Historian Heather Cox Richardson charts them in her recent book. As her publisher sells it:

In Democracy Awakening, Richardson crafts a compelling and original narrative, explaining how, over the decades, a small group of wealthy people have made war on American ideals. By weaponizing language and promoting false history they have led us into authoritarianism — creating a disaffected population and then promising to recreate an imagined past where those people could feel important again. She argues that taking our country back starts by remembering the elements of the nation’s true history that marginalized Americans have always upheld. Their dedication to the principles on which this nation was founded has enabled us to renew and expand our commitment to democracy in the past. Richardson sees this history as a roadmap for the nation’s future.

Since I’m only partway through, I’ll have to take Penguin’s word that. Richardson’s description of the modern downward trend begins, familiarly, in the 1970s with the beginning of the conservative backlash to the Civil Rights movement. But its roots lie in the white backlash to Reconstruction.

The Associated Press reflection on where we are concedes the same post-1970s history. The decline in trust accelerated with the T-party movement that arose in reaction to Barack Obama’s presidency and deeppened with Donald Trump’s rejection of the 2020 election results.

“That validated the idea that the whole institutional system is rigged, which it isn’t,” said David Bateman, an associate professor of government at Cornell University.

Democracy once was rigged only when Republicans lost.

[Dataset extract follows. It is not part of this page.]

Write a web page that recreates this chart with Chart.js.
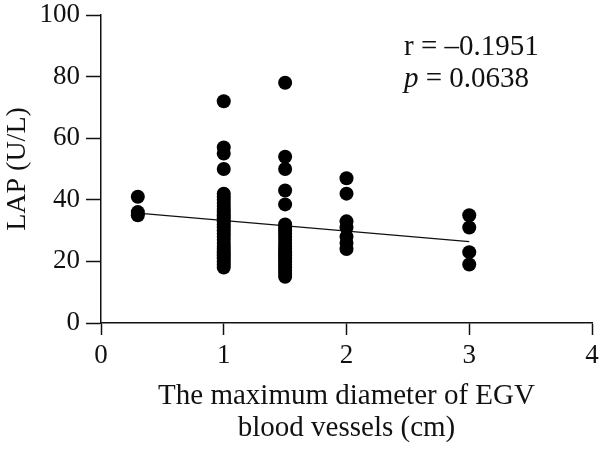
<!DOCTYPE html>
<html lang="en">
<head>
    <meta charset="UTF-8">
    <title>LAP vs EGV diameter</title>
    <script src="https://cdn.jsdelivr.net/npm/chart.js"></script>
    <style>
        * {
            margin: 0;
            padding: 0;
        }

        body {
            background-color: #fff;
        }

        #wrap {
            width: 600px;
            height: 455px;
        }
    </style>
</head>
<body>
    <div id="wrap">
        <canvas id="scatterChart" width="600" height="455"></canvas>
    </div>

    <script>
        // Data
        const diam03 = [41, 36, 35];
        const diam10 = [72, 57, 55, 50, 42, 41, 40, 39, 38, 37, 36, 35, 34, 33, 32, 31, 30,
                        29, 28, 27, 26, 25, 24, 23, 22, 21, 20, 19, 18];
        const diam15 = [78, 54, 50, 43, 38.5, 32, 31, 30, 29, 28, 27, 26, 25, 24, 23, 22, 21,
                        20, 19, 18, 17, 16, 15];
        const diam20 = [47, 42, 33, 31, 28, 26, 24];
        const diam30 = [35, 31, 23, 19];
        const fitX = [0.3, 3];
        const fitY = [35.7, 26.4];
        const xTicks = [0, 1, 2, 3, 4];
        const yTicks = [0, 20, 40, 60, 80, 100];

        const serif = "'Liberation Serif', 'DejaVu Serif', serif";

        const groups = [[0.3, diam03], [1, diam10], [1.5, diam15], [2, diam20], [3, diam30]];
        const points = [];
        groups.forEach(([x, vals]) => {
            vals.forEach(v => points.push({ x: x, y: v }));
        });

        const fitLine = fitX.map((x, i) => ({ x: x, y: fitY[i] }));

        // r / p annotation
        const statsText = {
            id: 'statsText',
            afterDraw(chart) {
                const ctx = chart.ctx;
                ctx.save();
                ctx.fillStyle = '#111';
                ctx.textBaseline = 'alphabetic';
                ctx.font = '29px ' + serif;
                ctx.fillText('r = \u20130.1951', 404, 55);
                ctx.font = 'italic 29px ' + serif;
                ctx.fillText('p', 404, 87);
                const pw = ctx.measureText('p').width;
                ctx.font = '29px ' + serif;
                ctx.fillText(' = 0.0638', 404 + pw, 87);
                ctx.restore();
            }
        };

        const ctx = document.getElementById('scatterChart').getContext('2d');
        new Chart(ctx, {
            type: 'scatter',
            data: {
                datasets: [{
                    label: 'LAP',
                    data: points,
                    backgroundColor: '#000',
                    borderColor: '#000',
                    pointRadius: 7,
                    pointHoverRadius: 7,
                    borderWidth: 0
                }, {
                    type: 'line',
                    label: 'Fit',
                    data: fitLine,
                    borderColor: '#111',
                    borderWidth: 1.3,
                    pointRadius: 0,
                    fill: false
                }]
            },
            options: {
                responsive: false,
                animation: false,
                layout: {
                    padding: { left: 0, right: 8, top: 15, bottom: 0 }
                },
                plugins: {
                    legend: { display: false },
                    tooltip: { enabled: false }
                },
                scales: {
                    x: {
                        type: 'linear',
                        min: 0,
                        max: 4,
                        afterBuildTicks: scale => {
                            scale.ticks = xTicks.map(v => ({ value: v }));
                        },
                        afterFit: scale => {
                            scale.height = 132;
                            scale.paddingLeft = 0;
                            scale.paddingRight = 0;
                        },
                        grid: {
                            drawOnChartArea: false,
                            drawTicks: true,
                            tickLength: 12,
                            tickWidth: 1.5,
                            color: '#111'
                        },
                        border: { color: '#111', width: 1.5 },
                        ticks: {
                            color: '#111',
                            padding: 5,
                            font: { family: serif, size: 27 }
                        },
                        title: {
                            display: true,
                            text: ['The maximum diameter of EGV', 'blood vessels (cm)'],
                            color: '#111',
                            font: { family: serif, size: 29, lineHeight: 1.1 },
                            padding: { top: 0, bottom: 11 }
                        }
                    },
                    y: {
                        min: 0,
                        max: 100,
                        afterBuildTicks: scale => {
                            scale.ticks = yTicks.map(v => ({ value: v }));
                        },
                        afterFit: scale => {
                            scale.width = 101;
                            scale.paddingTop = 0;
                            scale.paddingBottom = 0;
                        },
                        grid: {
                            drawOnChartArea: false,
                            drawTicks: true,
                            tickLength: 15,
                            tickWidth: 1.5,
                            color: '#111'
                        },
                        border: { color: '#111', width: 1.5 },
                        ticks: {
                            color: '#111',
                            padding: 6,
                            font: { family: serif, size: 27 }
                        },
                        title: {
                            display: true,
                            text: 'LAP (U/L)',
                            color: '#111',
                            font: { family: serif, size: 28, lineHeight: 1.15 },
                            padding: { top: 2, bottom: 0 }
                        }
                    }
                }
            },
            plugins: [statsText]
        });
    </script>
</body>
</html>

By further stoking public distrust even when they win, they hope to build support for replacing it with autocratic rule. People are fickle. Republicans have a better shot at retaining power when the consent of the governed is not a factor.

Yes, that’s discouraging. More than that, argues Bishop William J. Barber II, it is “mean, unjust and evil.” America is under siege.

Anyone who has heard a sermon from Bishop William J. Barber II knows he knows the history as well as Richardson.

Timestamp 41:30

Barber insists. “Society can’t die here. Democracy can’t die here. Justice cannot die here.” But that requires a plan. It requires we be as steadfast as our relentless, long-scheming opponents. We have power we are not using, the power of the vote. Especially poor and low-wealth Americans. There are 15 states, he insists, in which if only 20 percent of non-voters turned out, they could change the results.

Do not let the stress get to you. Keep on keeping on.